From the first line of the listing below, retype each line up to and including the one with "const targetY = [6.93, 8.18];"; pictures stay out.
────────
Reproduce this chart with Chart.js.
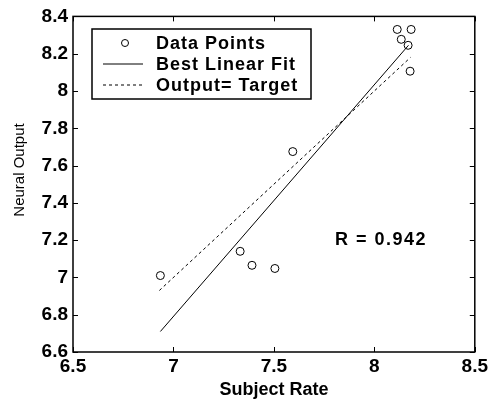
<!DOCTYPE html>
<html>
<head>
<meta charset="utf-8">
<script src="https://cdn.jsdelivr.net/npm/chart.js@4/dist/chart.umd.min.js"></script>
<style>
    html, body { margin: 0; padding: 0; background: #fff; }
    #wrap { width: 491px; height: 401px; }
</style>
</head>
<body>
<div id="wrap"><canvas id="myChart" width="491" height="401"></canvas></div>
<script>
// measured points
const subjectRate = [6.935, 7.332, 7.391, 7.505, 7.594, 8.114, 8.183, 8.134, 8.168, 8.178];
const neuralOutput = [7.01, 7.14, 7.065, 7.048, 7.675, 8.33, 8.33, 8.277, 8.245, 8.106];

// end points of the two reference lines
const fitX = [6.935, 8.17];
const fitY = [6.71, 8.245];
const targetX = [6.93, 8.18];
const targetY = [6.93, 8.18];

const xTicks = [6.5, 7, 7.5, 8, 8.5];
const yTicks = [6.6, 6.8, 7, 7.2, 7.4, 7.6, 7.8, 8, 8.2, 8.4];

const legendLabels = ['Data Points', 'Best Linear Fit', 'Output= Target'];
const rText = 'R = 0.942';
const yTitle = 'Neural Output';

function pairs(xs, ys) {
    return xs.map((x, i) => ({ x: x, y: ys[i] }));
}

const fontFamily = '"Liberation Sans", Arial, Helvetica, sans-serif';

// box, inward ticks, legend, R label and the y title
const decor = {
    id: 'decor',
    afterDraw(chart) {
        const ctx = chart.ctx;
        const a = chart.chartArea;
        const xs = chart.scales.x;
        const ys = chart.scales.y;
        ctx.save();
        ctx.strokeStyle = '#000';
        ctx.lineWidth = 1.5;
        ctx.strokeRect(a.left, a.top, a.right - a.left, a.bottom - a.top);

        ctx.lineWidth = 1;
        ctx.beginPath();
        xTicks.forEach(v => {
            const px = Math.round(xs.getPixelForValue(v)) + 0.5;
            ctx.moveTo(px, a.bottom); ctx.lineTo(px, a.bottom - 5);
            ctx.moveTo(px, a.top); ctx.lineTo(px, a.top + 5);
        });
        yTicks.forEach(v => {
            const py = Math.round(ys.getPixelForValue(v)) + 0.5;
            ctx.moveTo(a.left, py); ctx.lineTo(a.left + 5, py);
            ctx.moveTo(a.right, py); ctx.lineTo(a.right - 5, py);
        });
        ctx.stroke();

        // legend box
        const bx = 92, by = 29, bw = 219, bh = 70;
        ctx.fillStyle = '#fff';
        ctx.fillRect(bx, by, bw, bh);
        ctx.lineWidth = 1.5;
        ctx.strokeRect(bx, by, bw, bh);

        const rows = [43, 64, 85];
        ctx.lineWidth = 1;
        ctx.beginPath();
        ctx.arc(125, rows[0], 3.5, 0, Math.PI * 2);
        ctx.stroke();
        ctx.beginPath();
        ctx.moveTo(103, rows[1]); ctx.lineTo(143, rows[1]);
        ctx.stroke();
        ctx.setLineDash([3, 3]);
        ctx.beginPath();
        ctx.moveTo(103, rows[2]); ctx.lineTo(143, rows[2]);
        ctx.stroke();
        ctx.setLineDash([]);

        ctx.fillStyle = '#000';
        ctx.textBaseline = 'middle';
        ctx.textAlign = 'left';
        ctx.font = 'bold 18px ' + fontFamily;
        ctx.letterSpacing = '1px';
        legendLabels.forEach((t, i) => ctx.fillText(t, 156, rows[i] + 1));

        ctx.letterSpacing = '1.5px';
        ctx.fillText(rText, 335, 240);

        ctx.letterSpacing = '0px';
        ctx.font = '15px ' + fontFamily;
        ctx.textAlign = 'center';
        ctx.translate(20, 170);
        ctx.rotate(-Math.PI / 2);
        ctx.fillText(yTitle, 0, 0);
        ctx.restore();
    }
};

const ctx = document.getElementById('myChart').getContext('2d');
const chart = new Chart(ctx, {
    type: 'scatter',
    data: {
        datasets: [
            {
                label: legendLabels[0],
                data: pairs(subjectRate, neuralOutput),
                pointStyle: 'circle',
                pointRadius: 4,
                pointBorderWidth: 1,
                pointBorderColor: '#000',
                pointBackgroundColor: 'rgba(255,255,255,0)',
                showLine: false
            },
            {
                label: legendLabels[1],
                data: pairs(fitX, fitY),
                showLine: true,
                pointRadius: 0,
                borderColor: '#000',
                borderWidth: 1
            },
            {
                label: legendLabels[2],
                data: pairs(targetX, targetY),
                showLine: true,
                pointRadius: 0,
                borderColor: '#000',
                borderWidth: 1,
                borderDash: [3, 3]
            }
        ]
    },
    options: {
        responsive: false,
        animation: false,
        events: [],
        layout: {
            padding: { top: 15, right: 14, left: 0, bottom: 0 }
        },
        plugins: {
            legend: { display: false },
            tooltip: { enabled: false }
        },
        scales: {
            x: {
                type: 'linear',
                min: 6.5,
                max: 8.5,
                afterFit(scale) { scale.height = 49; },
                afterBuildTicks(scale) { scale.ticks = xTicks.map(v => ({ value: v })); },
                grid: { display: false, drawTicks: false },
                border: { display: false },
                ticks: {
                    color: '#000',
                    padding: 3,
                    font: { family: fontFamily, size: 19, weight: 'bold' },
                    callback: v => String(Math.round(v * 10) / 10)
                },
                title: {
                    display: true,
                    text: 'Subject Rate',
                    color: '#000',
                    padding: { top: 0, bottom: 0 },
                    font: { family: fontFamily, size: 18, weight: 'bold' }
                }
            },
            y: {
                type: 'linear',
                min: 6.6,
                max: 8.4,
                afterFit(scale) { scale.width = 73; },
                afterBuildTicks(scale) { scale.ticks = yTicks.map(v => ({ value: v })); },
                grid: { display: false, drawTicks: false },
                border: { display: false },
                ticks: {
                    color: '#000',
                    padding: 5,
                    font: { family: fontFamily, size: 19, weight: 'bold' },
                    callback: v => String(Math.round(v * 10) / 10)
                }
            }
        }
    },
    plugins: [decor]
});
</script>
</body>
</html>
────────
**Reply to the task**
Reproduce this chart with Chart.js.
<!DOCTYPE html>
<html>
<head>
<meta charset="utf-8">
<script src="https://cdn.jsdelivr.net/npm/chart.js@4/dist/chart.umd.min.js"></script>
<style>
    html, body { margin: 0; padding: 0; background: #fff; }
    #wrap { width: 491px; height: 401px; }
</style>
</head>
<body>
<div id="wrap"><canvas id="myChart" width="491" height="401"></canvas></div>
<script>
// measured points
const subjectRate = [6.935, 7.332, 7.391, 7.505, 7.594, 8.114, 8.183, 8.134, 8.168, 8.178];
const neuralOutput = [7.01, 7.14, 7.065, 7.048, 7.675, 8.33, 8.33, 8.277, 8.245, 8.106];

// end points of the two reference lines
const fitX = [6.935, 8.17];
const fitY = [6.71, 8.245];
const targetX = [6.93, 8.18];
const targetY = [6.93, 8.18];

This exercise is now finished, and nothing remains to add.